Valais Libre

30 Mai 2012

Loin des extrêmes point de salut

Comment les conservateurs ont conquis le pouvoir en 1857

« Il ne suffit pas de dire : nous avons perdu ; il faut dire comment on a perdu » ; alors suivons cet adage1 pour aborder quelques éléments responsables de l’échec des radicaux en 1857.

Dès 1855, nous observons le développement d’une campagne en faveur d’une collaboration entre citoyens radicaux et conservateurs, avec en ligne de mire un appel à la concorde dans le but d’effacer les derniers restes des luttes fratricides d’autrefois. C’est dans cet esprit que le Courrier du Valais, digne organe du gouvernement libéral, lance un appel à toutes les forces désireuses de constituer un groupement national, éloigné des extrêmes, pour œuvrer au développement pacifique des institutions libérales. Cette démarche de collaboration s’accompagne néanmoins d’une ferme volonté des libéraux de maintenir intégralement le contenu de leur programme, notamment la liberté de cité, la liberté de conscience et surtout la séparation complète du pouvoir religieux et du pouvoir civil2. Un acte fondé sur le désir d’établir une œuvre profitable à tous les citoyens, une intention certes louable que les radicaux paient chèrement lors des élections de mars 1857.

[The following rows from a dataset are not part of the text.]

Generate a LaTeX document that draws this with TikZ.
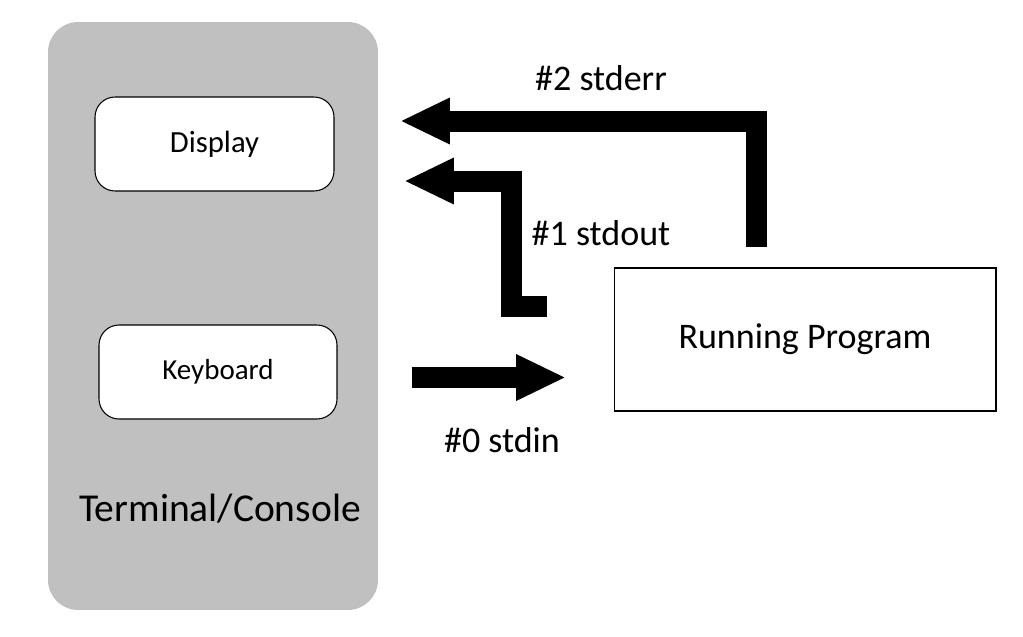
\documentclass[tikz,border=0pt]{standalone}
\usepackage{fontspec}
\setmainfont{Carlito}
\usetikzlibrary{arrows.meta}

\begin{document}
\begin{tikzpicture}[x=0.02cm, y=-0.02cm]

% Colori
\definecolor{termGray}{HTML}{C0C0C0}

% Stili
\tikzset{
  devbox/.style={draw=black, fill=white, rounded corners=0.4cm, line width=0.6pt,
    minimum width=4.78cm, minimum height=1.88cm, font=\fontsize{16.5}{18}\selectfont},
  flow/.style={line width=0.42cm, line join=miter, -{Triangle[length=1cm, width=0.86cm]}},
  flowlab/.style={font=\fontsize{20.5}{22}\selectfont}
}

\useasboundingbox (0,0) rectangle (1023,636);

% Terminale
\node[fill=termGray, rounded corners=0.6cm, minimum width=6.6cm, minimum height=11.76cm] (term) at (213,316) {};
\node[devbox, font=\fontsize{17.5}{19}\selectfont] (display) at (214.5,144) {Display};
\node[devbox, minimum width=4.76cm] (keyboard) at (218,372) {Keyboard};
\node[font=\fontsize{22.5}{25}\selectfont] (termlab) at (220,509) {Terminal/Console};

% Programma
\node[draw=black, line width=0.6pt, minimum width=7.64cm, minimum height=2.86cm,
  font=\fontsize{20.5}{22}\selectfont] (prog) at (805,339.5) {Running Program};

% Punti dei flussi
\coordinate (errStart) at (756,247);
\coordinate (errBend) at (756,121);
\coordinate (errEnd) at (400,121);
\coordinate (outStart) at (547,306.5);
\coordinate (outFoot) at (511,306.5);
\coordinate (outBend) at (511,181);
\coordinate (outEnd) at (404,181);
\coordinate (inStart) at (412,377.5);
\coordinate (inEnd) at (566,377.5);

% Flussi
\draw[flow] (errStart) -- (errBend) -- (errEnd);
\draw[flow] (outStart) -- (outFoot) -- (outBend) -- (outEnd);
\draw[flow] (inStart) -- (inEnd);

% Etichette
\node[flowlab] (errlab) at (601,78) {\#2 stderr};
\node[flowlab] (outlab) at (601,233) {\#1 stdout};
\node[flowlab] (inlab) at (502,440) {\#0 stdin};

\end{tikzpicture}
\end{document}
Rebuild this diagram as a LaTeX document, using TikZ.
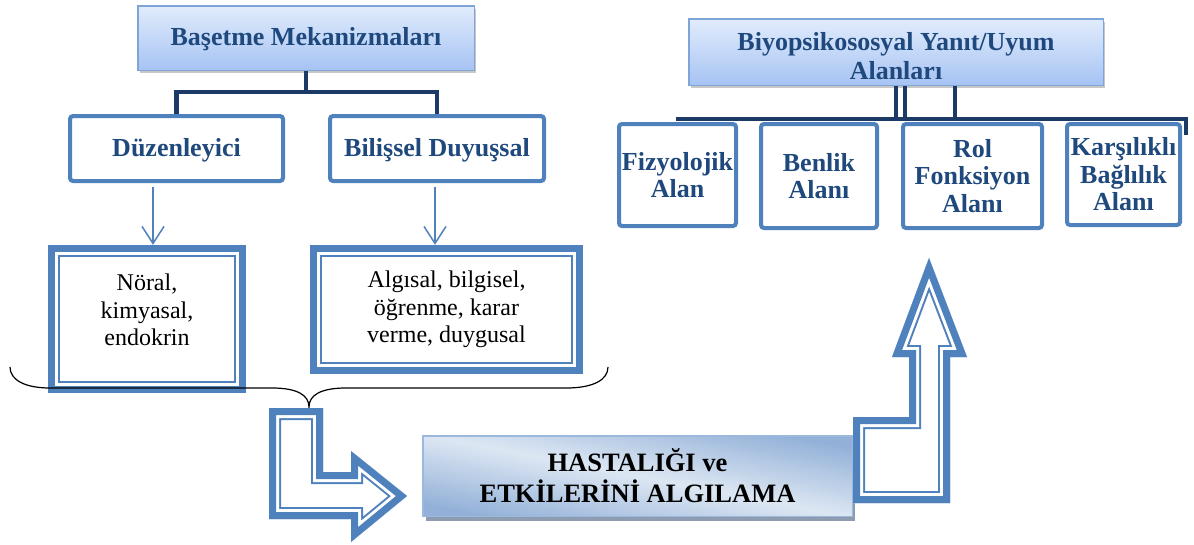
\documentclass[tikz,border=0pt]{standalone}
\usepackage{fontspec}
\setmainfont{Liberation Serif}
\usetikzlibrary{arrows.meta,shadows,calc}
\definecolor{bl}{HTML}{4F81BD}
\definecolor{navy}{HTML}{1F497D}
\definecolor{connc}{HTML}{1B3A66}
\definecolor{hdtop}{HTML}{E1ECFC}
\definecolor{hdbot}{HTML}{A6C3F3}
\definecolor{hdline}{HTML}{7FA5D8}
\definecolor{hsdark}{HTML}{93B1D8}
\definecolor{hslight}{HTML}{DDE7F3}
\definecolor{hsline}{HTML}{9BB9DD}
\definecolor{shd}{HTML}{8D9CB0}
\newcommand\dblframe[1]{%
  \draw[bl, line width=7pt] ([shift={(3.5,3.5)}]#1.north west) rectangle ([shift={(-3.5,-3.5)}]#1.south east);
  \draw[bl, line width=2pt] ([shift={(11,11)}]#1.north west) rectangle ([shift={(-11,-11)}]#1.south east);}
\begin{document}
\begin{tikzpicture}[x=1pt,y=-1pt,
  hdr/.style={draw=hdline, line width=1.5pt, top color=hdtop, bottom color=hdbot, text=navy,
    font=\bfseries\fontsize{26}{29}\selectfont, align=center, inner sep=0pt,
    drop shadow={shadow xshift=2pt, shadow yshift=-3pt, fill=black, opacity=0.22}},
  hdtext/.style={text=navy, font=\bfseries\fontsize{26}{29}\selectfont, align=center, inner sep=0pt},
  chbox/.style={draw=bl, line width=4pt, fill=white, rounded corners=3pt, text=navy,
    font=\bfseries\fontsize{26}{27.5}\selectfont, align=center, inner sep=0pt},
  frbox/.style={inner sep=0pt, fill=white, font=\fontsize{24}{27.5}\selectfont, align=center},
  hsbox/.style={draw=hsline, line width=1.5pt, top color=hsdark, bottom color=hsdark, middle color=hslight,
    shading angle=-11, font=\bfseries\fontsize{26.5}{31}\selectfont, align=center, inner sep=0pt,
    drop shadow={shadow xshift=3pt, shadow yshift=-5pt, fill=shd, opacity=1}},
  conn/.style={draw=connc, line width=4.5pt},
  arr/.style={draw=bl, line width=1.5pt, -{Straight Barb[length=17pt,width=22pt]}},
  brace/.style={draw=black, line width=1.2pt},
  arrowA/.style={insert path={(269,408) -- (323,408) -- (323,472) -- (351,472) -- (351,451) -- (407,496) -- (351,542) -- (351,519) -- (269,519) -- cycle}},
  arrowB/.style={insert path={(853,503) -- (950,503) -- (950,357) -- (967,357) -- (929,258) -- (892,357) -- (909,357) -- (909,417) -- (853,417) -- cycle}},
]
\useasboundingbox (0,0) rectangle (1194,544);

% --- left hierarchy
\node[hdr, minimum width=336.5pt, minimum height=64.5pt] (bm) at (306,38) {};
\node[hdtext] (bmt) at (306,39.5) {Başetme Mekanizmaları};
\node[chbox, minimum width=213pt, minimum height=65pt] (dz) at (176.5,148.5) {};
\node[hdtext] (dzt) at (176.5,150) {Düzenleyici};
\node[chbox, minimum width=214pt, minimum height=65pt] (bd) at (437,148.5) {};
\node[hdtext] (bdt) at (437,150) {Bilişsel Duyuşsal};
\draw[conn] (bm.south) -- ++(0,21) -| (dz.north);
\draw[conn] (bm.south) ++(0,21) -| (bd.north);

\node[frbox, minimum width=198pt, minimum height=148pt] (nr) at (147,319) {};
\node[inner sep=0pt, font=\fontsize{24}{27.5}\selectfont, align=center] (nrt) at (147,310) {Nöral,\\kimyasal,\\endokrin};
\node[frbox, minimum width=273pt, minimum height=129pt] (al) at (446.5,309.5) {Algısal, bilgisel,\\öğrenme, karar\\verme, duygusal};
\dblframe{nr}
\dblframe{al}

\coordinate (a1) at ([xshift=-23.5pt,yshift=-4pt]dz.south);
\coordinate (a2) at ([xshift=-2pt,yshift=-4pt]bd.south);
\draw[arr] (a1) -- (a1 |- nr.north);
\draw[arr] (a2) -- (a2 |- al.north);

% --- brace
\draw[brace] (10,367) .. controls (10,380) and (25,388) .. (50,388) -- (272,388)
  .. controls (297,388) and (309,395) .. (309,407)
  .. controls (309,395) and (321,388) .. (346,388) -- (566,388)
  .. controls (593,388) and (608,380) .. (608,367);

% --- block arrow down-right
\begin{scope}
  \clip[arrowA];
  \fill[white, arrowA];
  \draw[bl, line width=24pt, arrowA];
  \draw[white, line width=20pt, arrowA];
  \draw[bl, line width=14pt, arrowA];
\end{scope}

% --- central box
\node[hsbox, minimum width=429.5pt, minimum height=80.5pt] (hs) at (637.5,476) {HASTALIĞI ve\\ETKİLERİNİ ALGILAMA};

% --- block arrow up
\begin{scope}
  \clip[arrowB];
  \fill[white, arrowB];
  \draw[bl, line width=24pt, arrowB];
  \draw[white, line width=20pt, arrowB];
  \draw[bl, line width=14pt, arrowB];
\end{scope}

% --- right hierarchy
\node[hdr, minimum width=414.5pt, minimum height=66.5pt] (by) at (896,52) {};
\node[hdtext] (byt) at (896,56) {Biyopsikososyal Yanıt/Uyum\\Alanları};
\coordinate (hl) at (676,119);
\coordinate (hr) at (1186,119);
\coordinate (he) at (1186,135);
\draw[conn] (by.south) -- ++(0,34);
\draw[conn] ([xshift=9pt]by.south) -- ++(0,34);
\draw[conn] ([xshift=59pt]by.south) -- ++(0,34);
\draw[conn] (hl) -- (hr) -- (he);

\node[chbox, minimum width=117pt, minimum height=102pt] (fz) at (677.5,175) {Fizyolojik\\Alan};
\node[chbox, minimum width=116pt, minimum height=104pt] (bn) at (819,176) {Benlik\\Alanı};
\node[chbox, minimum width=139pt, minimum height=104pt] (rl) at (972.5,176) {Rol\\Fonksiyon\\Alanı};
\node[chbox, minimum width=113pt, minimum height=101pt] (kb) at (1123.5,174.5) {Karşılıklı\\Bağlılık\\Alanı};
\end{tikzpicture}
\end{document}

Alors que les libéraux tendent une main loyale à leurs adversaires politiques et tentent de les convaincre que « les réformes attendues pour amener la prospérité du pays n’ont pas de couleur politique», les conservateurs, obnubilés par l’exercice du pouvoir et surtout désireux de rassurer leurs alliés cléricaux, rejettent cette « politique de concessions mutuelles» préférant se confier aux « frêles avirons d’une majorité ». Face à ce constat, le gérant du Courrier3 déclare «il  ne nous reste plus qu’à passer la plume à une main plus habile » ; une décision assumée avec d’autant plus de détermination que cette politique de rapprochement a non seulement rencontré peu d’écho auprès des citoyens mais se trouve « condamnée par plusieurs de nos amis politiques4 ».

Le Courrier5reconnaît avoir été dupe de ses intentions généreuses à travailler à la pacification du pays. « Nous avons surestimé les promesses de nos adversaires, et jugé prématurément des hommes sur la foi de leurs paroles ; le moment actuel nous a décillé les yeux ».

Les Valaisans, de tradition catholique par nature, ne sont pas disposés à s’approprier les réformes progressistes instaurées par le régime radical ; surtout lorsque la Gazette affirme dans ses colonnes que leur « presse vivante » c’est leur « curé », que le « lieu de réunion » demeure l’église, répétant à l’envi qu’avec les libéraux, la religion est en danger ; faut-il dès lors s’étonner que des citoyens, ainsi instruits dans l’obscurantisme, se détournent des radicaux.

1 De Claude Bernard, médecin, fondateur de la médecine expérimentale.

2 Courrier du Valais, no 32 du samedi 14 mars 1857 – photo 7.4.2010/dsc01634/35.

3 M. Elie Gay.

4 Courrier du Valais, no 64 du dimanche 31 mai 1857 – photo 7.4.2010/dsc01653.

5 Courrier du Valais, no 129 du mercredi 30 décembre 1857 – photo 7.4.2010/dsc01681.